Take A[1] and find its position in sorted array B via a binary search. The number of inversions for this element will be one less than the index number of its position in B since every lower number that appears after the first element of A will be an inversion.
2a. accumulate the number of inversions to counter variable num_inversions.
2b. remove A[1] from array A and also from its corresponding position in array B
Here’s an example run of this algorithm. Original array A = (6, 9, 1, 14, 8, 12, 3, 2)
1: Merge sort and copy to array B
B = (1, 2, 3, 6, 8, 9, 12, 14)
2: Take A[1] and binary search to find it in array B
A[1] = 6
B = (1, 2, 3, 6, 8, 9, 12, 14)
6 is in the 4th position of array B, thus there are 3 inversions. We know this because 6 was in the first position in array A, thus any lower value element that subsequently appears in array A would have an index of j > i (since i in this case is 1).
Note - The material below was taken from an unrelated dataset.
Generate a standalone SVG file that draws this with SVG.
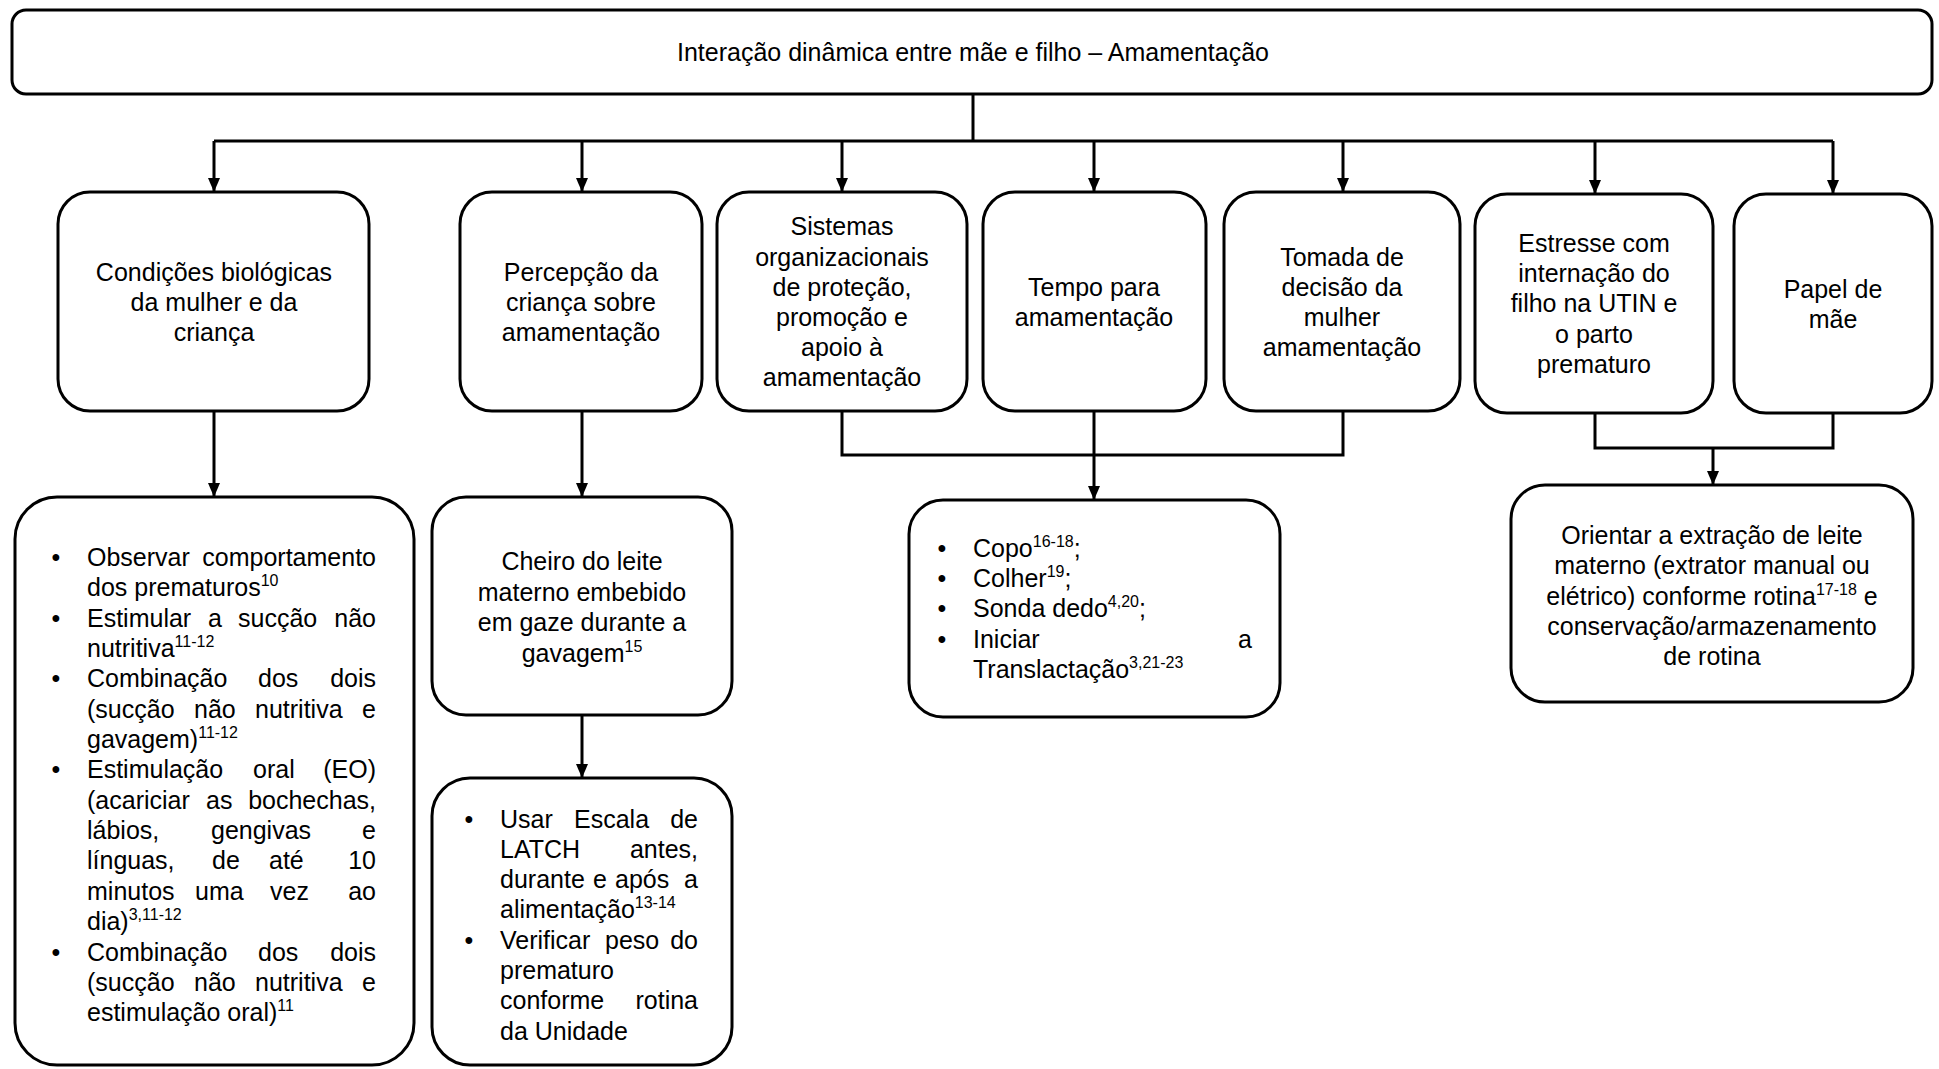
<svg xmlns="http://www.w3.org/2000/svg" width="1939" height="1069" viewBox="0 0 1939 1069">
<defs>
<marker id="arr" viewBox="0 0 10 10" refX="10" refY="5" markerWidth="14" markerHeight="12" markerUnits="userSpaceOnUse" orient="auto" preserveAspectRatio="none">
<path d="M0,0 L10,5 L0,10 z" fill="#000"/>
</marker>
<style>
rect.box{fill:#fff;stroke:#000;stroke-width:3}
text{font-family:"Liberation Sans",Arial,sans-serif;font-size:25px;fill:#000}
.c{text-anchor:middle}
.e{text-anchor:end}
.sup{font-size:16px}
.ln{fill:none;stroke:#000;stroke-width:3}
</style>
</defs>
<rect width="1939" height="1069" fill="#fff"/>

<g id="connectors">
<path class="ln" d="M973,94 V141"/>
<path class="ln" d="M214,141 H1833"/>
<path class="ln" d="M214,141 V192" marker-end="url(#arr)"/>
<path class="ln" d="M582,141 V192" marker-end="url(#arr)"/>
<path class="ln" d="M842,141 V192" marker-end="url(#arr)"/>
<path class="ln" d="M1094,141 V192" marker-end="url(#arr)"/>
<path class="ln" d="M1343,141 V192" marker-end="url(#arr)"/>
<path class="ln" d="M1595,141 V194" marker-end="url(#arr)"/>
<path class="ln" d="M1833,141 V194" marker-end="url(#arr)"/>
<path class="ln" d="M214,411 V497" marker-end="url(#arr)"/>
<path class="ln" d="M582,411 V497" marker-end="url(#arr)"/>
<path class="ln" d="M582,715 V778" marker-end="url(#arr)"/>
<path class="ln" d="M842,411 V455 H1343 V411"/>
<path class="ln" d="M1094,411 V500" marker-end="url(#arr)"/>
<path class="ln" d="M1595,413 V448 H1833 V413"/>
<path class="ln" d="M1713,448 V485" marker-end="url(#arr)"/>
</g>

<g id="node-top">
<rect class="box" x="12" y="10" width="1920" height="84" rx="14"/>
<text class="c" x="973" y="61">Interação dinâmica entre mãe e filho – Amamentação</text>
</g>

<g id="node-condicoes">
<rect class="box" x="58" y="192" width="311" height="219" rx="32"/>
<text class="c" x="214" y="281">Condições biológicas</text>
<text class="c" x="214" y="311">da mulher e da</text>
<text class="c" x="214" y="341">criança</text>
</g>

<g id="node-percepcao">
<rect class="box" x="460" y="192" width="242" height="219" rx="32"/>
<text class="c" x="581" y="281">Percepção da</text>
<text class="c" x="581" y="311">criança sobre</text>
<text class="c" x="581" y="341">amamentação</text>
</g>

<g id="node-sistemas">
<rect class="box" x="717" y="192" width="250" height="219" rx="32"/>
<text class="c" x="842" y="235">Sistemas</text>
<text class="c" x="842" y="266">organizacionais</text>
<text class="c" x="842" y="296">de proteção,</text>
<text class="c" x="842" y="326">promoção e</text>
<text class="c" x="842" y="356">apoio à</text>
<text class="c" x="842" y="386">amamentação</text>
</g>

<g id="node-tempo">
<rect class="box" x="983" y="192" width="223" height="219" rx="32"/>
<text class="c" x="1094" y="296">Tempo para</text>
<text class="c" x="1094" y="326">amamentação</text>
</g>

<g id="node-tomada">
<rect class="box" x="1224" y="192" width="236" height="219" rx="32"/>
<text class="c" x="1342" y="266">Tomada de</text>
<text class="c" x="1342" y="296">decisão da</text>
<text class="c" x="1342" y="326">mulher</text>
<text class="c" x="1342" y="356">amamentação</text>
</g>

<g id="node-estresse">
<rect class="box" x="1475" y="194" width="238" height="219" rx="32"/>
<text class="c" x="1594" y="252">Estresse com</text>
<text class="c" x="1594" y="282">internação do</text>
<text class="c" x="1594" y="312">filho na UTIN e</text>
<text class="c" x="1594" y="343">o parto</text>
<text class="c" x="1594" y="373">prematuro</text>
</g>

<g id="node-papel">
<rect class="box" x="1734" y="194" width="198" height="219" rx="32"/>
<text class="c" x="1833" y="298">Papel de</text>
<text class="c" x="1833" y="328">mãe</text>
</g>

<g id="node-condutas-biologicas">
<rect class="box" x="15" y="497" width="399" height="568" rx="42"/>
<text class="c" x="56" y="566">•</text>
<text class="c" x="56" y="627">•</text>
<text class="c" x="56" y="687">•</text>
<text class="c" x="56" y="778">•</text>
<text class="c" x="56" y="961">•</text>
<text y="566"><tspan x="87">Observar</tspan><tspan class="e" x="376">comportamento</tspan></text>
<text x="87" y="596">dos prematuros<tspan class="sup" dy="-10">10</tspan></text>
<text y="627"><tspan x="87">Estimular</tspan><tspan x="208">a</tspan><tspan x="238">sucção</tspan><tspan class="e" x="376">não</tspan></text>
<text x="87" y="657">nutritiva<tspan class="sup" dy="-10">11-12</tspan></text>
<text y="687"><tspan x="87">Combinação</tspan><tspan x="258">dos</tspan><tspan class="e" x="376">dois</tspan></text>
<text y="718"><tspan x="87">(sucção</tspan><tspan x="194">não</tspan><tspan x="255">nutritiva</tspan><tspan class="e" x="376">e</tspan></text>
<text x="87" y="748">gavagem)<tspan class="sup" dy="-10">11-12</tspan></text>
<text y="778"><tspan x="87">Estimulação</tspan><tspan x="253">oral</tspan><tspan class="e" x="376">(EO)</tspan></text>
<text y="809"><tspan x="87">(acariciar</tspan><tspan x="206">as</tspan><tspan class="e" x="376">bochechas,</tspan></text>
<text y="839"><tspan x="87">lábios,</tspan><tspan x="211">gengivas</tspan><tspan class="e" x="376">e</tspan></text>
<text y="869"><tspan x="87">línguas,</tspan><tspan x="212">de</tspan><tspan x="269">até</tspan><tspan class="e" x="376">10</tspan></text>
<text y="900"><tspan x="87">minutos</tspan><tspan x="195">uma</tspan><tspan x="270">vez</tspan><tspan class="e" x="376">ao</tspan></text>
<text x="87" y="930">dia)<tspan class="sup" dy="-10">3,11-12</tspan></text>
<text y="961"><tspan x="87">Combinação</tspan><tspan x="258">dos</tspan><tspan class="e" x="376">dois</tspan></text>
<text y="991"><tspan x="87">(sucção</tspan><tspan x="194">não</tspan><tspan x="255">nutritiva</tspan><tspan class="e" x="376">e</tspan></text>
<text x="87" y="1021">estimulação oral)<tspan class="sup" dy="-10">11</tspan></text>
</g>

<g id="node-cheiro">
<rect class="box" x="432" y="497" width="300" height="218" rx="34"/>
<text class="c" x="582" y="570">Cheiro do leite</text>
<text class="c" x="582" y="601">materno embebido</text>
<text class="c" x="582" y="631">em gaze durante a</text>
<text class="c" x="582" y="662">gavagem<tspan class="sup" dy="-10">15</tspan></text>
</g>

<g id="node-latch">
<rect class="box" x="432" y="778" width="300" height="287" rx="38"/>
<text class="c" x="469" y="828">•</text>
<text class="c" x="469" y="949">•</text>
<text y="828"><tspan x="500">Usar</tspan><tspan x="574">Escala</tspan><tspan class="e" x="698">de</tspan></text>
<text y="858"><tspan x="500">LATCH</tspan><tspan class="e" x="698">antes,</tspan></text>
<text y="888"><tspan x="500">durante</tspan><tspan x="593">e</tspan><tspan x="615">após</tspan><tspan class="e" x="698">a</tspan></text>
<text x="500" y="918">alimentação<tspan class="sup" dy="-10">13-14</tspan></text>
<text y="949"><tspan x="500">Verificar</tspan><tspan x="605">peso</tspan><tspan class="e" x="698">do</tspan></text>
<text x="500" y="979">prematuro</text>
<text y="1009"><tspan x="500">conforme</tspan><tspan class="e" x="698">rotina</tspan></text>
<text x="500" y="1040">da Unidade</text>
</g>

<g id="node-copo">
<rect class="box" x="909" y="500" width="371" height="217" rx="34"/>
<text class="c" x="942" y="557">•</text>
<text class="c" x="942" y="587">•</text>
<text class="c" x="942" y="617">•</text>
<text class="c" x="942" y="648">•</text>
<text x="973" y="557">Copo<tspan class="sup" dy="-10">16-18</tspan><tspan dy="10">;</tspan></text>
<text x="973" y="587">Colher<tspan class="sup" dy="-10">19</tspan><tspan dy="10">;</tspan></text>
<text x="973" y="617">Sonda dedo<tspan class="sup" dy="-10">4,20</tspan><tspan dy="10">;</tspan></text>
<text y="648"><tspan x="973">Iniciar</tspan><tspan class="e" x="1252">a</tspan></text>
<text x="973" y="678">Translactação<tspan class="sup" dy="-10">3,21-23</tspan></text>
</g>

<g id="node-orientar">
<rect class="box" x="1511" y="485" width="402" height="217" rx="34"/>
<text class="c" x="1712" y="544">Orientar a extração de leite</text>
<text class="c" x="1712" y="574">materno (extrator manual ou</text>
<text class="c" x="1712" y="605">elétrico) conforme rotina<tspan class="sup" dy="-10">17-18</tspan><tspan dy="10"> e</tspan></text>
<text class="c" x="1712" y="635">conservação/armazenamento</text>
<text class="c" x="1712" y="665">de rotina</text>
</g>
</svg>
2.b: Remove A[1] from array A and also from its corresponding position in array B (bold elements are removed).
A = (6, 9, 1, 14, 8, 12, 3, 2) = (9, 1, 14, 8, 12, 3, 2)
B = (1, 2, 3, 6, 8, 9, 12, 14) = (1, 2, 3, 8, 9, 12, 14)
3: Rerun from step 2 on the new A and B arrays.
A[1] = 9
B = (1, 2, 3, 8, 9, 12, 14)
9 is now in the 5th position of array B, thus there are 4 inversions. We know this because 9 was in the first position in array A, thus any lower value element that subsequently appears would have an index of j > i (since i in this case is again 1). Remove A[1] from array A and also from its corresponding position in array B (bold elements are removed)
A = (9, 1, 14, 8, 12, 3, 2) = (1, 14, 8, 12, 3, 2)
B = (1, 2, 3, 8, 9, 12, 14) = (1, 2, 3, 8, 12, 14)
Continuing in this vein will give us the total number of inversions for array A once the loop is complete.
Step 1 (merge sort) would take O(n * log n) to execute. Step 2 would execute n times and at each execution would perform a binary search that takes O(log n) to run for a total of O(n * log n). Total running time would thus be O(n * log n) + O(n * log n) = O(n * log n).
Thanks for your help. Writing out the sample arrays on a piece of paper really helped to visualize the problem.